C’est un bruit qui a rapidement circulé sur Internet : JPMorgan aurait prescrit rien moins que la dictature en Europe, comme le rapportent pas moins de deux blogs de Médiapart et une quantité d’autres sites. La cause de cette fièvre : une note de la banque d’affaire de fin mai sur la situation de l’Europe.
Quand une banque d’affaire juge l’Europe
Cette note est très intéressante en ce qu’elle permet de comprendre le parcours que les élites financières souhaiteraient voir prendre par l’Union européenne. La banque d’affaires étasunienne voit deux priorités pour le vieux continent : la « construction de nouvelles institutions marquant une nouvelle étape » (de type fédéral, cela va sans dire) et « gérer l’héritage national », une façon polie de présenter le démantèlement de l’État providence par des « réformes structurelles », des « ajustements de compétitivité », et, enfin, en même temps, le désendettement de l’État, des ménages et des banques !

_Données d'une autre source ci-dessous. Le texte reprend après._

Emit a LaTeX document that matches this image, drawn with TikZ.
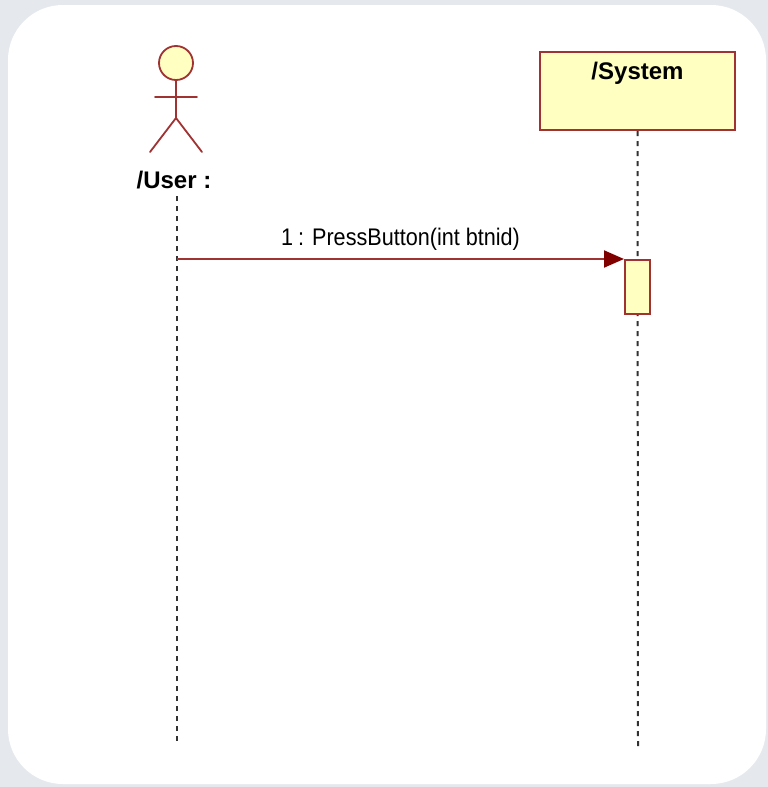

La banque affirme que la moitié du chemin a été fait depuis 2010 et appelle à une politique plus agressive de la banque centrale pour soutenir la croissance. Elle affirme également que du fait de l’Allemagne, « il est peu probable qu’une évolution fédérale budgétaire arrive rapidement ». JP Morgan soutient « qu’avec le temps, il est devenu clair qu’il y a aussi des problèmes d’héritages politiques. Les constitutions et les accords politiques dans la périphérie, mis en place à la chute du fascisme, ont un nombre de caractéristiques qui apparaissent inadaptées à une poursuite de l’intégration régionale. »
La banque étudie alors critère par critère la situation de l’Europe. Mais, de manière assez surprenante, son analyse semble manquer de rigueur. Comment peut-elle juger que l’Italie a fait 75 % du chemin vers une dette à 60 % du PIB alors que le pays est au double ? Les méthodologies présentées semblent contestables, dans presque tous les domaines, en matière de compétitivité où les efforts à faire semblent particulièrement sous-estimés. L’évaluation du secteur bancaire semble superficielle, tout comme celle du niveau de compétitivité globale des économies européennes.
Ce qui pose problème avec ce rapport
Tout vient d’un papier de Stefan Steinberg pour qui les « réformes politiques » consistent à « supprimer l’opposition aux mesures d’austérité massivement impopulaires qui sont appliquées aux banques ». La critique de l’héritage des constitutions qui ont succédé à des périodes dictatoriales (dont on a vu les conséquences au Portugal, où la Cour constitutionnelle a censuré une partie des plans du gouvernement) achève de brouiller les cartes : il y voit un appel à « l’adoption de pouvoirs de type dictatorial afin de mener à bien le processus de contre-révolution sociale ».
Mais la lecture de la note ne dit absolument pas cela. Bien sûr, la banque d’affaires étasunienne est en faveur de politiques de l’offre, comme le serine The Economist toutes les semaines, mais rien n’indique qu’elle est favorable à l’instauration de régimes autoritaires pour les mettre en place. Quand elle parle de réformes politiques, il s’agit essentiellement de la gouvernance européenne, dont tout le monde est d’accord pour dire qu’elle ne fonctionne pas et il s’agit ni plus ni moins que d’un conformiste soutien à l’intégration fédérale de l’UE, même si elle ne semble pas trop y croire.
Rien de particulièrement choquant même s’il s’agit d’un agenda que je combats depuis toujours. JPMorgan ne fait que dire tout haut ce que beaucoup d’autres disent, que ce soient des journalistes ou des hommes politiques. L’agenda de l’UMP n’est pas très différent de celui de JPMorgan, entre la promesse de baisse des impôts (qu’elle avait bien augmentés) et l’idée d’une fédération franco-allemande. Ce qui choque plus, c’est la langue de bois absolument hallucinante et l’oubli complet des leçons économiques que le FMI a fini par admettre à l’automne, à savoir que l’austérité ne marche pas.
Bref, la rumeur selon laquelle JPMorgan souhaiterait la mise en place de régimes dictatoriaux en Europe est totalement fausse. La banque d’affaire étasunienne se contente de plaider dans une note ampoulée et mal argumentée pour le classique agenda eurolibéral de dérégulation et d’intégration européenne.